» **Data section**:
-- -- --

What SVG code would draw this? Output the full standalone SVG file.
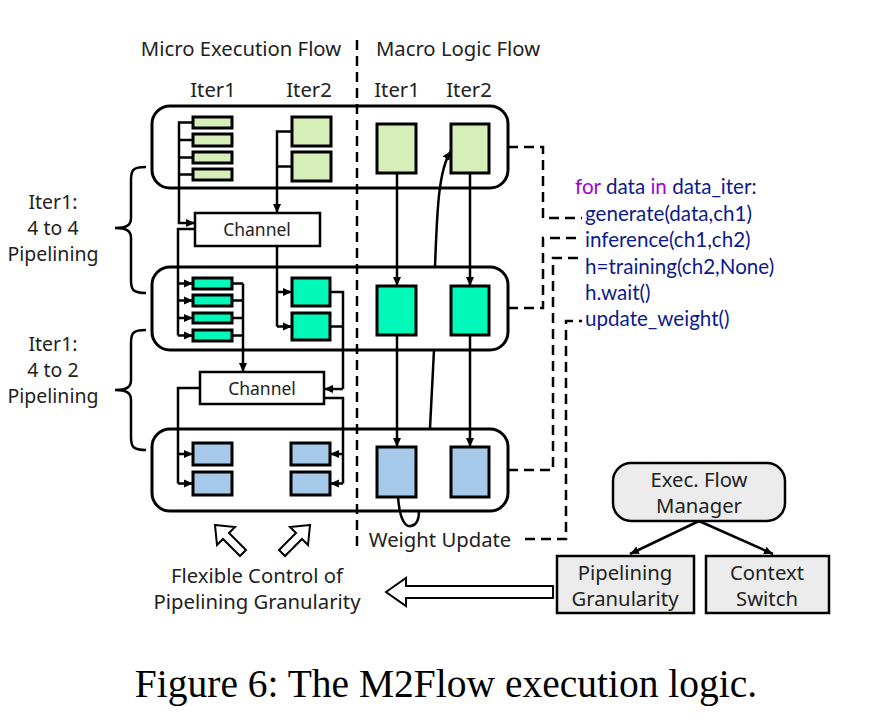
<svg xmlns="http://www.w3.org/2000/svg" width="890" height="726" viewBox="0 0 890 726">
<defs>
<style>
.t{font-family:"Noto Sans","Liberation Sans",sans-serif;fill:#222;font-size:20.3px;text-anchor:middle}
.s{font-size:19.5px}
.code{font-family:Lato,"Liberation Sans",sans-serif;fill:#0d1a8a;font-size:20.6px}
.kw{fill:#a000d8}
.blk{fill:#fff;stroke:#000;stroke-width:3}
.g{fill:#d6eeb8;stroke:#000;stroke-width:3}
.c{fill:#00f8b8;stroke:#000;stroke-width:3}
.b{fill:#a6c8e9;stroke:#000;stroke-width:3}
.ch{fill:#fff;stroke:#000;stroke-width:2.5}
.ln{fill:none;stroke:#000;stroke-width:2.5}
.ar{fill:none;stroke:#000;stroke-width:2.5;marker-end:url(#ah)}
.ds{fill:none;stroke:#000;stroke-width:2.5;stroke-dasharray:10,6}
.gb{fill:#ececec;stroke:#000;stroke-width:2.5}
</style>
<marker id="ah" markerWidth="10" markerHeight="10" refX="9" refY="5" orient="auto" markerUnits="userSpaceOnUse">
<path d="M0,1 L9,5 L0,9 Z" fill="#000"/>
</marker>
</defs>
<rect width="890" height="726" fill="#fff"/>

<g id="headings">
<text class="t" x="241" y="56">Micro Execution Flow</text>
<text class="t" x="458" y="56">Macro Logic Flow</text>
<text class="t" x="213" y="97">Iter1</text>
<text class="t" x="309" y="97">Iter2</text>
<text class="t" x="397" y="97">Iter1</text>
<text class="t" x="469" y="97">Iter2</text>
</g>

<g id="connectors-back">
<path class="ln" d="M430,428 L434,350"/>
</g>

<g id="block-top"><rect class="blk" x="152" y="106" width="356" height="82" rx="18"/></g>
<g id="block-mid"><rect class="blk" x="152" y="267" width="356" height="83" rx="18"/></g>
<g id="block-bot"><rect class="blk" x="152" y="429" width="356" height="82" rx="18"/></g>

<line class="ds" x1="357" y1="40" x2="357" y2="552"/>

<g id="micro-top">
<rect class="g" x="193" y="117" width="39" height="11"/>
<rect class="g" x="193" y="134" width="39" height="12"/>
<rect class="g" x="193" y="152" width="39" height="11"/>
<rect class="g" x="193" y="169" width="39" height="11"/>
<rect class="g" x="292" y="117" width="39" height="29"/>
<rect class="g" x="292" y="152" width="39" height="29"/>
</g>
<g id="micro-mid">
<rect class="c" x="193" y="278" width="39" height="11"/>
<rect class="c" x="193" y="295" width="39" height="11"/>
<rect class="c" x="193" y="313" width="39" height="10"/>
<rect class="c" x="193" y="330" width="39" height="11"/>
<rect class="c" x="292" y="278" width="38" height="28"/>
<rect class="c" x="292" y="313" width="38" height="27"/>
</g>
<g id="micro-bot">
<rect class="b" x="193" y="443" width="39" height="22"/>
<rect class="b" x="193" y="472" width="39" height="23"/>
<rect class="b" x="291" y="443" width="39" height="22"/>
<rect class="b" x="291" y="472" width="39" height="23"/>
</g>
<g id="channel1"><rect class="ch" x="195" y="213" width="125" height="33"/><text class="t" x="257" y="236" style="font-size:17.5px">Channel</text></g>
<g id="channel2"><rect class="ch" x="200" y="372" width="124" height="32"/><text class="t" x="262" y="395" style="font-size:17.5px">Channel</text></g>

<g id="macro-top">
<rect class="g" x="377" y="124" width="39" height="49"/>
<rect class="g" x="451" y="124" width="38" height="49"/>
</g>
<g id="macro-mid">
<rect class="c" x="377" y="286" width="39" height="49"/>
<rect class="c" x="451" y="286" width="38" height="49"/>
</g>
<g id="macro-bot">
<rect class="b" x="377" y="447" width="39" height="50"/>
<rect class="b" x="451" y="447" width="38" height="50"/>
</g>

<g id="connectors">
<path class="ln" d="M193,122.5 H179 V223"/>
<path class="ln" d="M193,140 H179 M193,157.5 H179 M193,174.5 H179"/>
<path class="ar" d="M179,222 V223 H195"/>
<path class="ln" d="M195,229 H178 V335.5"/>
<path class="ar" d="M178,283.5 H193"/>
<path class="ar" d="M178,300.5 H193"/>
<path class="ar" d="M178,318 H193"/>
<path class="ar" d="M178,335.5 H193"/>
<path class="ar" d="M292,131.5 H277 V213"/>
<path class="ln" d="M292,166.5 H277"/>
<path class="ln" d="M277,246 V326.5"/>
<path class="ar" d="M277,292 H292"/>
<path class="ar" d="M277,326.5 H292"/>
<path class="ln" d="M232,283.5 H243 M232,300.5 H243 M232,318 H243 M232,335.5 H243"/>
<path class="ar" d="M243,283.5 V372"/>
<path class="ln" d="M330,292 H343 V389 M330,326.5 H343"/>
<path class="ar" d="M343,389 H324"/>
<path class="ln" d="M200,388 H178 V483.5"/>
<path class="ar" d="M178,454 H193"/>
<path class="ar" d="M178,483.5 H193"/>
<path class="ln" d="M324,398 H343 V483.5"/>
<path class="ar" d="M343,454 H330"/>
<path class="ar" d="M343,483.5 H330"/>
<path class="ar" d="M397,173 V286"/>
<path class="ar" d="M470,173 V286"/>
<path class="ar" d="M397,335 V447"/>
<path class="ar" d="M470,335 V447"/>
<path class="ln" d="M398,497 C400,522 406,527 411,526 C417,525 419,518 419,511"/>
<path class="ar" d="M435,267 C437,215 438,170 451,151"/>
<path class="ds" d="M508,147 H543 V218 H582"/>
<path class="ds" d="M508,308 H543 V238 H582"/>
<path class="ds" d="M508,470 H553 V258 H582"/>
<path class="ds" d="M525,539 H566 V321 H582"/>
<path class="ar" d="M699,521 L630,554"/>
<path class="ar" d="M699,521 L773,554"/>
</g>

<g id="code">
<text class="code" x="575" y="194"><tspan class="kw">for</tspan> data <tspan class="kw">in</tspan> data_iter:</text>
<text class="code" x="585" y="221">generate(data,ch1)</text>
<text class="code" x="585" y="247">inference(ch1,ch2)</text>
<text class="code" x="585" y="274">h=training(ch2,None)</text>
<text class="code" x="585" y="300">h.wait()</text>
<text class="code" x="585" y="326">update_weight()</text>
</g>

<g id="label-44">
<text class="t s" x="53" y="209">Iter1:</text>
<text class="t s" x="53" y="235">4 to 4</text>
<text class="t s" x="53" y="261">Pipelining</text>
<path class="ln" d="M146,167 C133,167 131,170 131,180 V218 C131,225 127,228 115,228 C127,228 131,231 131,238 V280 C131,290 133,293 146,293"/>
</g>
<g id="label-42">
<text class="t s" x="53" y="351">Iter1:</text>
<text class="t s" x="53" y="377">4 to 2</text>
<text class="t s" x="53" y="403">Pipelining</text>
<path class="ln" d="M146,330 C133,330 131,333 131,343 V380 C131,387 127,390 115,390 C127,390 131,393 131,400 V437 C131,447 133,450 146,450"/>
</g>

<g id="weight-update"><text class="t" x="440" y="547">Weight Update</text></g>

<g id="up-arrows">
<path d="M215,525 L235,527 L229,533 L246,550 L240,556 L223,539 L217,545 Z" fill="#fff" stroke="#000" stroke-width="2"/>
<path d="M310,525 L290,527 L296,533 L279,550 L285,556 L302,539 L308,545 Z" fill="#fff" stroke="#000" stroke-width="2"/>
</g>
<g id="flex-label">
<text class="t" x="257" y="583">Flexible Control of</text>
<text class="t" x="257" y="609">Pipelining Granularity</text>
</g>
<g id="left-arrow">
<path d="M386,592 L406,578 L406,586 L553,586 L553,598 L406,598 L406,606 Z" fill="#fff" stroke="#000" stroke-width="2"/>
</g>

<g id="manager">
<rect class="gb" x="613" y="463" width="172" height="58" rx="18"/>
<text class="t" x="699" y="487">Exec. Flow</text>
<text class="t" x="699" y="513">Manager</text>
</g>
<g id="pipelining">
<rect class="gb" x="557" y="556" width="137" height="57"/>
<text class="t" x="625" y="580">Pipelining</text>
<text class="t" x="625" y="606">Granularity</text>
</g>
<g id="context">
<rect class="gb" x="706" y="556" width="123" height="57"/>
<text class="t" x="767" y="580">Context</text>
<text class="t" x="767" y="606">Switch</text>
</g>

<text x="446" y="697" style="font-family:'Liberation Serif',serif;font-size:39.5px;fill:#000;text-anchor:middle">Figure 6: The M2Flow execution logic.</text>
</svg>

-- -- --

» **What this task involves**: Find all the lines containing "code" in the material, then copy them.

» **Solution below**:
What SVG code would draw this? Output the full standalone SVG file.
.code{font-family:Lato,"Liberation Sans",sans-serif;fill:#0d1a8a;font-size:20.6px}
<g id="code">
<text class="code" x="575" y="194"><tspan class="kw">for</tspan> data <tspan class="kw">in</tspan> data_iter:</text>
<text class="code" x="585" y="221">generate(data,ch1)</text>
<text class="code" x="585" y="247">inference(ch1,ch2)</text>
<text class="code" x="585" y="274">h=training(ch2,None)</text>
<text class="code" x="585" y="300">h.wait()</text>
<text class="code" x="585" y="326">update_weight()</text>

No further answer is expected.